Task instructions: Transcribe the material verbatim in full; the pictures do not belong in the copy.

Recorded information:
○ ○ ○ ○
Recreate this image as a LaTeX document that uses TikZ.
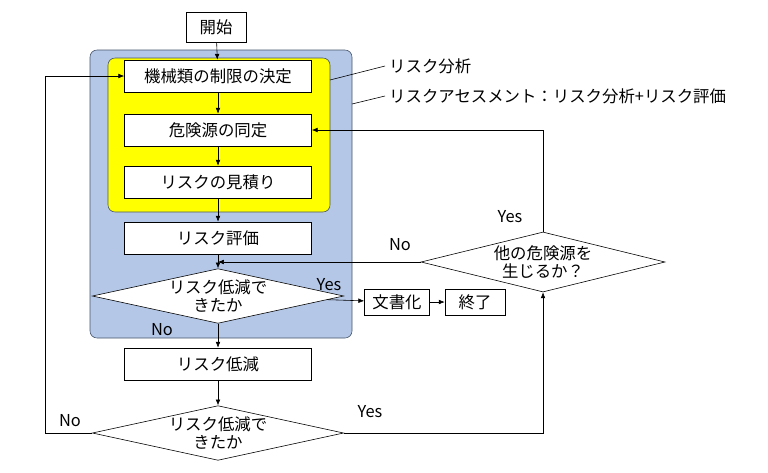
\documentclass[tikz,border=0pt]{standalone}
\usepackage{fontspec}
\setmainfont{Noto Sans CJK JP}
\usetikzlibrary{shapes.geometric,arrows.meta}
\definecolor{bleu}{HTML}{B4C7E7}
\definecolor{jaune}{HTML}{FFFF00}
\definecolor{bord}{HTML}{44546A}
\newcommand{\taille}{\fontsize{14}{16}\selectfont}
\tikzset{
  boite/.style={draw,fill=white,minimum width=187*0.03cm,minimum height=32*0.03cm,inner sep=1pt,font=\taille},
  losange/.style={draw,fill=white,diamond,aspect=4.6,minimum width=244*0.03cm,minimum height=54*0.03cm,inner sep=0pt,align=center,font=\taille},
  fl/.style={-{Latex[length=5pt,width=4pt]}},
  lab/.style={font=\taille}
}
\begin{document}
\begin{tikzpicture}[x=0.03cm,y=-0.03cm,line width=0.5pt]
\useasboundingbox (0,0) rectangle (768,472);
\filldraw[fill=bleu,draw=bord,rounded corners=6pt] (90,50) rectangle (352,338); %bloc appreciation
\filldraw[fill=jaune,draw=bord,rounded corners=6pt] (108,58) rectangle (330,212); %bloc analyse

\node[boite,minimum width=60*0.03cm,minimum height=30*0.03cm] (debut) at (216,27) {開始};
\node[boite] (limite) at (218,76) {機械類の制限の決定};
\node[boite] (danger) at (218,130) {危険源の同定};
\node[boite] (estim) at (218,182) {リスクの見積り};
\node[boite] (eval) at (218,238) {リスク評価};
\node[losange] (q1) at (218,296) {リスク低減で\\きたか};
\node[boite,minimum width=65*0.03cm,minimum height=26*0.03cm] (doc) at (397,302) {文書化};
\node[boite,minimum width=60*0.03cm,minimum height=26*0.03cm] (fin) at (475,302) {終了};
\node[boite] (reduc) at (218,364) {リスク低減};
\node[losange] (q2) at (218,433) {リスク低減で\\きたか};
\node[losange,minimum height=60*0.03cm,aspect=4] (q3) at (543,262) {他の危険源を\\生じるか？};

\node[lab,anchor=west] (tana) at (385,66) {リスク分析};
\node[lab,anchor=west] (tass) at (385,96) {リスクアセスメント：リスク分析+リスク評価};
\draw (330,80) -- (tana.west);
\draw (352,104) -- (tass.west);

\draw[fl] (debut) -- (limite);
\draw[fl] (limite) -- (danger);
\draw[fl] (danger) -- (estim);
\draw[fl] (estim) -- (eval);
\draw[fl] (eval) -- (q1);
\draw[fl] (q1) -- (doc);
\draw[fl] (doc) -- (fin);
\draw[fl] (q1) -- (reduc);
\draw[fl] (reduc) -- (q2);
\draw[fl] (q2.west) -- (45,433) -- (45,76) -- (limite.west);
\draw[fl] (q2.east) -- (q2.east -| q3.south) -- (q3.south);
\draw[fl] (q3.north) -- (q3.north |- danger.east) -- (danger.east);
\coordinate (jonction) at (218,262);
\draw[fl] (q3.west) -- (jonction);

\node[lab] at (329,285) {Yes};
\node[lab] at (162,330) {No};
\node[lab] at (70,421) {No};
\node[lab] at (370,412) {Yes};
\node[lab] at (510,217) {Yes};
\node[lab] at (400,245) {No};
\end{tikzpicture}
\end{document}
○ ○ ○ ○
Full answer:
Recreate this image as a LaTeX document that uses TikZ.
\documentclass[tikz,border=0pt]{standalone}
\usepackage{fontspec}
\setmainfont{Noto Sans CJK JP}
\usetikzlibrary{shapes.geometric,arrows.meta}
\definecolor{bleu}{HTML}{B4C7E7}
\definecolor{jaune}{HTML}{FFFF00}
\definecolor{bord}{HTML}{44546A}
\newcommand{\taille}{\fontsize{14}{16}\selectfont}
\tikzset{
  boite/.style={draw,fill=white,minimum width=187*0.03cm,minimum height=32*0.03cm,inner sep=1pt,font=\taille},
  losange/.style={draw,fill=white,diamond,aspect=4.6,minimum width=244*0.03cm,minimum height=54*0.03cm,inner sep=0pt,align=center,font=\taille},
  fl/.style={-{Latex[length=5pt,width=4pt]}},
  lab/.style={font=\taille}
}
\begin{document}
\begin{tikzpicture}[x=0.03cm,y=-0.03cm,line width=0.5pt]
\useasboundingbox (0,0) rectangle (768,472);
\filldraw[fill=bleu,draw=bord,rounded corners=6pt] (90,50) rectangle (352,338); %bloc appreciation
\filldraw[fill=jaune,draw=bord,rounded corners=6pt] (108,58) rectangle (330,212); %bloc analyse

\node[boite,minimum width=60*0.03cm,minimum height=30*0.03cm] (debut) at (216,27) {開始};
\node[boite] (limite) at (218,76) {機械類の制限の決定};
\node[boite] (danger) at (218,130) {危険源の同定};
\node[boite] (estim) at (218,182) {リスクの見積り};
\node[boite] (eval) at (218,238) {リスク評価};
\node[losange] (q1) at (218,296) {リスク低減で\\きたか};
\node[boite,minimum width=65*0.03cm,minimum height=26*0.03cm] (doc) at (397,302) {文書化};
\node[boite,minimum width=60*0.03cm,minimum height=26*0.03cm] (fin) at (475,302) {終了};
\node[boite] (reduc) at (218,364) {リスク低減};
\node[losange] (q2) at (218,433) {リスク低減で\\きたか};
\node[losange,minimum height=60*0.03cm,aspect=4] (q3) at (543,262) {他の危険源を\\生じるか？};

\node[lab,anchor=west] (tana) at (385,66) {リスク分析};
\node[lab,anchor=west] (tass) at (385,96) {リスクアセスメント：リスク分析+リスク評価};
\draw (330,80) -- (tana.west);
\draw (352,104) -- (tass.west);

\draw[fl] (debut) -- (limite);
\draw[fl] (limite) -- (danger);
\draw[fl] (danger) -- (estim);
\draw[fl] (estim) -- (eval);
\draw[fl] (eval) -- (q1);
\draw[fl] (q1) -- (doc);
\draw[fl] (doc) -- (fin);
\draw[fl] (q1) -- (reduc);
\draw[fl] (reduc) -- (q2);
\draw[fl] (q2.west) -- (45,433) -- (45,76) -- (limite.west);
\draw[fl] (q2.east) -- (q2.east -| q3.south) -- (q3.south);
\draw[fl] (q3.north) -- (q3.north |- danger.east) -- (danger.east);
\coordinate (jonction) at (218,262);
\draw[fl] (q3.west) -- (jonction);

\node[lab] at (329,285) {Yes};
\node[lab] at (162,330) {No};
\node[lab] at (70,421) {No};
\node[lab] at (370,412) {Yes};
\node[lab] at (510,217) {Yes};
\node[lab] at (400,245) {No};
\end{tikzpicture}
\end{document}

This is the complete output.